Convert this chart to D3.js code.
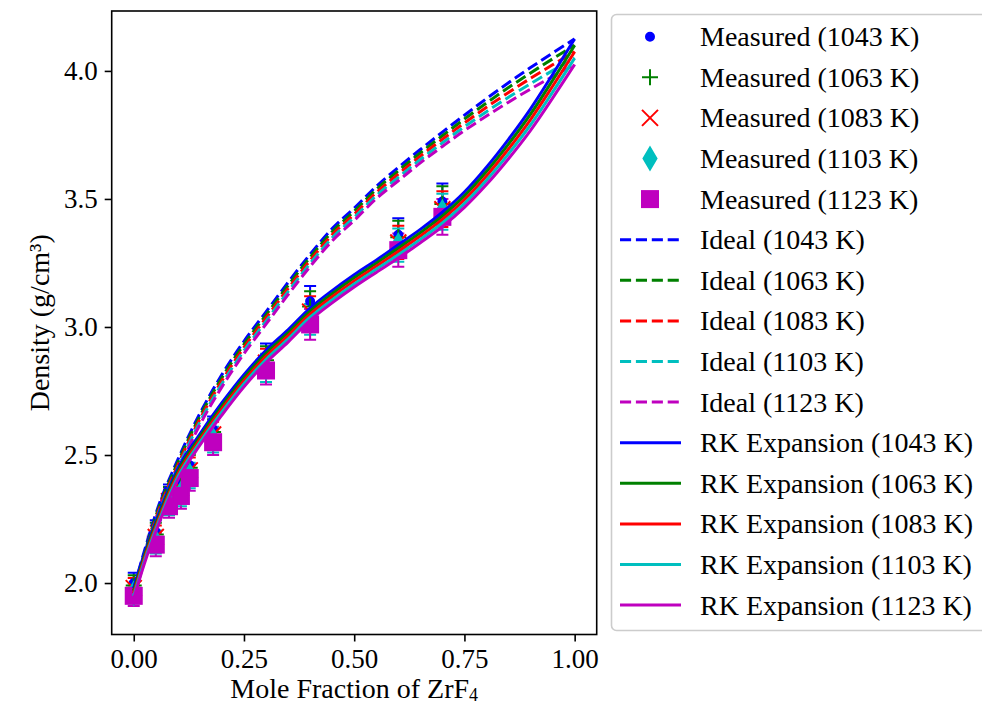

...

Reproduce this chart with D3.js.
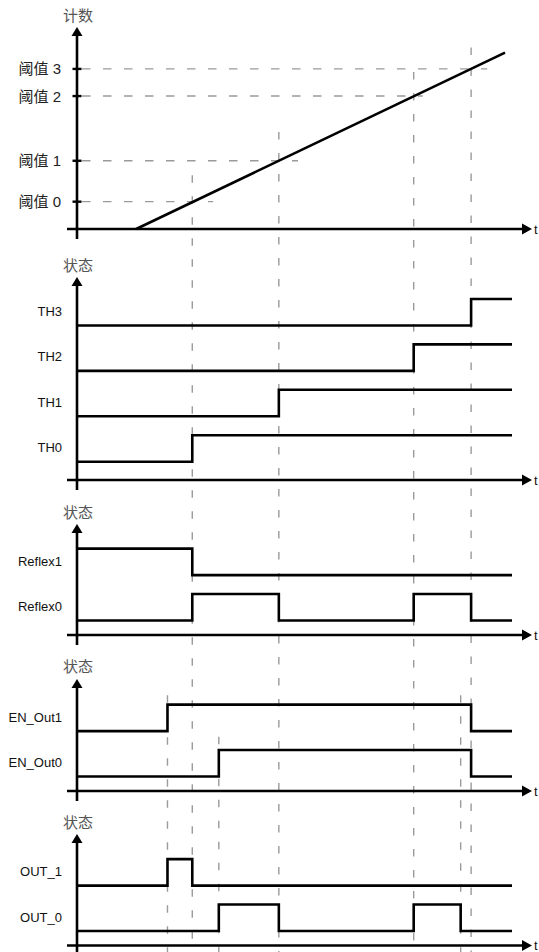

--

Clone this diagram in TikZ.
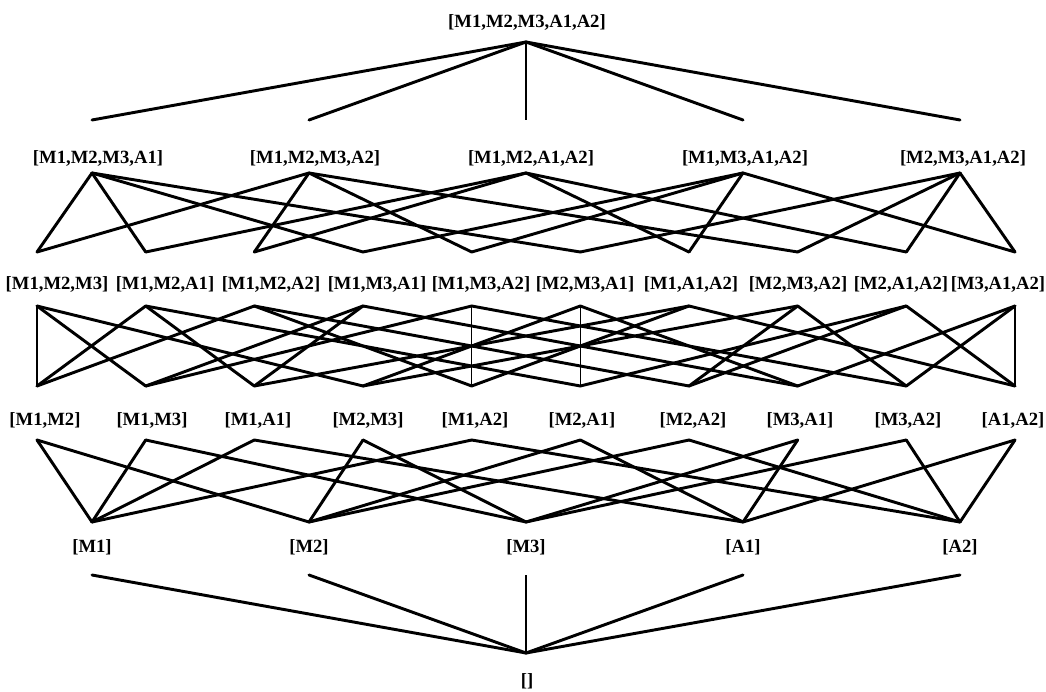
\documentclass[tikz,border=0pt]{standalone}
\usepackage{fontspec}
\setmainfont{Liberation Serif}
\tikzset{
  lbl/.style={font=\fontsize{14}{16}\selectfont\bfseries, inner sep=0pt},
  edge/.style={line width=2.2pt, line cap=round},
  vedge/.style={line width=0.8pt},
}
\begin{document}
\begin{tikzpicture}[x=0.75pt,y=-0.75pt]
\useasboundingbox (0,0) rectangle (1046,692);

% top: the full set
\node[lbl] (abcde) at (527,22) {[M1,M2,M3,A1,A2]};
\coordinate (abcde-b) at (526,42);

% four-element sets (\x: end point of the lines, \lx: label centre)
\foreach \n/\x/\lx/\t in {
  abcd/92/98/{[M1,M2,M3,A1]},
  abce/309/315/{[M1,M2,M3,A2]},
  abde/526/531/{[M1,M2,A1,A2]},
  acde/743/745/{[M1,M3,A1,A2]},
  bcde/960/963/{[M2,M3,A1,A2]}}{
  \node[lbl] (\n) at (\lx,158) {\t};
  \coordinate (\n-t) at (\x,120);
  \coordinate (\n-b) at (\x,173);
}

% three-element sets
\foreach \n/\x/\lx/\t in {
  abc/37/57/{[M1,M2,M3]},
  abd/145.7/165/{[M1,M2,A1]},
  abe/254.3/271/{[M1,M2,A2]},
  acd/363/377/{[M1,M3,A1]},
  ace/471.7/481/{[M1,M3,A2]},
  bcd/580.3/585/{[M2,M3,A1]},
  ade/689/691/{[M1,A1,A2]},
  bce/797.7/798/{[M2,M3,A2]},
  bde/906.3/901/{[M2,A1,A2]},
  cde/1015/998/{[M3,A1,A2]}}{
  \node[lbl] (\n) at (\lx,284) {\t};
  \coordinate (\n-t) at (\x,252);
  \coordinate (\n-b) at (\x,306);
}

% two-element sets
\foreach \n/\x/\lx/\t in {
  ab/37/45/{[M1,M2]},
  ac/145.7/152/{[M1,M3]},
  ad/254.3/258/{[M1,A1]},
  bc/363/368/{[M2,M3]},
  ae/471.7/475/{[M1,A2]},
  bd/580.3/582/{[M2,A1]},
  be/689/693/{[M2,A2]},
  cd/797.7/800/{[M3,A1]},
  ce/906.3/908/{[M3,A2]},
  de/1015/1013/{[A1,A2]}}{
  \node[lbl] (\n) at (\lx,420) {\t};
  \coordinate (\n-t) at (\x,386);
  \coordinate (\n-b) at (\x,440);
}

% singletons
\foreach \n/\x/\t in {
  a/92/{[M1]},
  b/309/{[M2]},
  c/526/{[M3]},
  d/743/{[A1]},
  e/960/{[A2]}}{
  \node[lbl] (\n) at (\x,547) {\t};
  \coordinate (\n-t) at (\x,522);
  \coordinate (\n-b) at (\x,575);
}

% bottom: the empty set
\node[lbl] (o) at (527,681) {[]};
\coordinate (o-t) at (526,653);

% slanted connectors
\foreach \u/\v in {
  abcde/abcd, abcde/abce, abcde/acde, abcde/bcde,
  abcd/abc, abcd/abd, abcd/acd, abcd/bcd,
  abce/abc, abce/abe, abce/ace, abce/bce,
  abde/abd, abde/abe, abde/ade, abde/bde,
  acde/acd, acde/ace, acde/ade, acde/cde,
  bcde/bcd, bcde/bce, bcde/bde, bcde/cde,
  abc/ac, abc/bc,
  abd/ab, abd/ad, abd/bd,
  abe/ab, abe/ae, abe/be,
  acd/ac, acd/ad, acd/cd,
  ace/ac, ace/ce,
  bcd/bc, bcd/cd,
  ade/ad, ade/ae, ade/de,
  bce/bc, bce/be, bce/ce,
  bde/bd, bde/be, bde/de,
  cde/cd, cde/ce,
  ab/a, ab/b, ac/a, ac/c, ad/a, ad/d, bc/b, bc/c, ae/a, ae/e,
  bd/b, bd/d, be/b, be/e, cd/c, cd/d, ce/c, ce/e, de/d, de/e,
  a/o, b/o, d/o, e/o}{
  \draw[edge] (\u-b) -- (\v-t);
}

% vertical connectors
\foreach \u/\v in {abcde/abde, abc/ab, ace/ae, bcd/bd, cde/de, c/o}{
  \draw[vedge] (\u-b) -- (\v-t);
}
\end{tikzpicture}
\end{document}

▶ _Required work_:
Look through the data above. Find each line with the string "chart" and copy it.

▶ _Reply to the task_:
Convert this chart to D3.js code.
Reproduce this chart with D3.js.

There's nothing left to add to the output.